顔の見えない人に設計するのではなく、まず自分の思いを話すことができるし、一緒につくり続けていくことができる。
「目を見ながら仕事ができる。それが圧倒的な違いでしょうね。とても息の長い仕事ですけど」
やっぱり普通の不動産の仕事とは、全然違うようだ。
どんな人が向いているのだろう?
あらためて大澤さんに聞いてみると、予想外の答えだった。
「ちょっと思いつきかもしれないけれど、分譲マンションをやっていた人がいいと思います」
なぜですか?
「ある程度働いた人なら、自分の分譲マンションに対する考え方が形になっているだろうし、コーポラティブハウスのほうが合理的なこともよくわかるようになってくるので」
たしかに業界を知らずに憧れで仕事をするよりも、働いてみて心底実感したほうが、コプラスの仕事の大切さがよくわかるように思います。

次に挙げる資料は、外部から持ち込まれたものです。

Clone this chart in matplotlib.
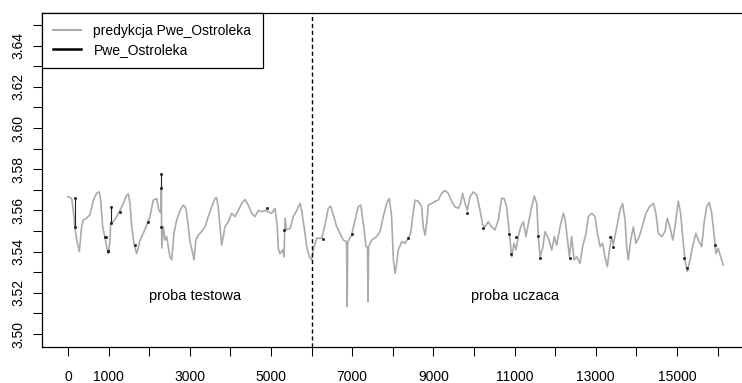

「ほんと、うちの会社、変態って言われますからね(笑)」
たしかに苦労を買ってでもしているように思います(笑)
「でも、うちみたいなのは、世の中が不況のときも強いほうなんですよ」
なぜですか?
「景気がいいときは、工事費も土地代もあがってしまう。景気が悪いときに買おうと思ったら、今度は融資が難しくなる」
「けれどもうちの会社は、一緒に建てるところからはじめるので、お客さんたちの与信力で融資してもらえるんです。だから誰もが苦しいときに強いのが強みです」
リーマンショック以降、景気は拡大しているけれども、いつまた不況がやってくるかはわからない。
そんなときに強いビジネスモデルだと思うし、働く個人にとっても、あらゆることを経験できるので、生きる力がつきやすい会社だと思います。
さらにコーポラティブハウスで培った「人と人とのつながり=コミュニティ」を育むノウハウを生かして、いろんな領域に広がりつつあるそうです。
賃貸住宅にもコミュニティを、ということでコプラスが提案している「コミュニティ賃貸」は、共用の屋上菜園やコモンルームがあり、入居者同士のつながりを育みます。
そんなユニークな物件の企画・運営・コンサルティングに携われる「PM事業部スタッフ」も募集しているようです。
住宅以外にも昨年末には新宿で、ゲスト同士の交流を促す場をもつホステルを設計。
福岡では地元の方々と一緒に廃業旅館を断食施設として再生し、まちづくりを活性化する事業も進めているそうです。
ユニークでいいものをつくるから、いろんな相談が届くのだと思います。
もし不動産業界で働いていて、次の仕事を探しているならどうですか?
一つひとつ息の長いプロジェクトが多いですけれど、ここでしか経験できないことがたくさんあると思います。